In the Ceremonies we twice read of the emperor passing through the nave of S. Sophia and its Royal Gate, then across the narthex, and, by the louter (fountain), reaching the steps of the athyr (atrium). “Then he passes through the Milion, and along the Mese and reaches the Forum, where is the Chapel of S. Constantine.” Labarte, wrongly explaining this as the Forum Augusteum, instead of that of Constantine, makes the louter the baptistery, and the athyr its porch. Other processions from the Palace to the Church through the Milion have been given by Labarte.

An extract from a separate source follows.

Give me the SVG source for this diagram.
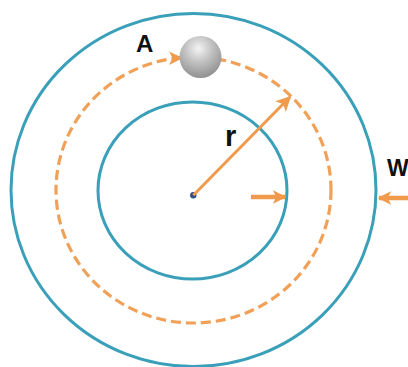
<svg xmlns="http://www.w3.org/2000/svg" width="408" height="367" viewBox="0 0 408 367">
<style>
.ring{fill:none;stroke:#3a9fb8;stroke-width:3}
.orbit{fill:none;stroke:#f0a057;stroke-width:3.2;stroke-dasharray:10 5}
.arr{stroke:#f09a4c;fill:none}
.lbl{font-family:"Liberation Sans",Arial,sans-serif;font-weight:bold;fill:#111}
</style>
<defs>
<marker id="ah" viewBox="0 0 10 10" refX="9" refY="5" markerWidth="5" markerHeight="5" orient="auto" markerUnits="strokeWidth">
<path d="M0,0 L10,5 L0,10 L2.5,5 Z" fill="#f09a4c"/>
</marker>
<marker id="ah2" viewBox="0 0 10 10" refX="9" refY="5" markerWidth="3" markerHeight="3.3" orient="auto" markerUnits="strokeWidth">
<path d="M0,0 L10,5 L0,10 L2.5,5 Z" fill="#f09a4c"/>
</marker>
<radialGradient id="ballg" cx="0.45" cy="0.3" r="0.75">
<stop offset="0" stop-color="#f4f4f4"/>
<stop offset="0.45" stop-color="#c0c0c0"/>
<stop offset="1" stop-color="#8a8a8a"/>
</radialGradient>
</defs>
<rect width="408" height="367" fill="#ffffff"/>
<g id="outer-ring"><ellipse class="ring" cx="193.5" cy="190" rx="182.5" ry="176.5"/></g>
<g id="orbit"><ellipse class="orbit" cx="193.5" cy="190" rx="137.5" ry="133"/>
<path d="M183,58 L169,51.5 L172.5,58 L169,65 Z" fill="#f09a4c"/></g>
<g id="inner-ring"><ellipse class="ring" cx="192.5" cy="190.5" rx="94.5" ry="88.5"/></g>
<g id="ball"><circle cx="200.5" cy="57" r="21" fill="url(#ballg)"/></g>
<g id="center"><circle cx="193.3" cy="195.3" r="3.2" fill="#2c4d86"/></g>
<g id="connectors">
<line class="arr" x1="193.3" y1="195.3" x2="290" y2="97" stroke-width="3" marker-end="url(#ah)"/>
<line class="arr" x1="251" y1="197" x2="285" y2="197" stroke-width="4.5" marker-end="url(#ah2)"/>
<line class="arr" x1="410" y1="198" x2="379" y2="198" stroke-width="4.5" marker-end="url(#ah2)"/>
</g>
<g id="label-A"><text class="lbl" x="136" y="52" font-size="24">A</text></g>
<g id="label-r"><text class="lbl" x="225" y="146" font-size="29">r</text></g>
<g id="label-W"><text class="lbl" x="387" y="176" font-size="23">W</text></g>
</svg>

The colonnades adjoining the Milion are mentioned in the account of a fire which attacked a part of the Great Church in the reign of Isaac Angelus. “The parts by the apsis of the Milion, and the Macron, and the place called the Synods were burnt. The porticoes of Domninus were reduced to ashes, as well as the two covered ways starting on both sides of the Milion one of which reaches to the Philadelphion.”[302] The Philadelphion was towards Constantine’s forum, and the other way probably led from the Milion north and south to the church and the palace gate.
We learn from Agatho the Deacon[303] that in the porticoes (stoai) of the Milion were represented the seven Œcumenical Synods of Constantinople; this is probably what is meant by Nicetas, where he speaks of “The Synods” as quoted above (see, however, Mordtmann, p. 68). The seven synods is one of the iconographic schemes given by the Byzantine Manual, and they are represented in the mosaics at the Nativity Church at Bethlehem.
Horologium.—In close connection both with the Milion and the church was the court of “the time-measure”—a sundial or water-clock. At the triumphal entry of Basil “they passed along the Mese up to the Milion, and entered through the embolos of the Milion into the Horologium, and, having put off their crowns in the metatorium within the Beautiful Gate, they entered the narthex.”[304] The Horologium is constantly spoken of as being near the baptistery, and was certainly on the south side of the church.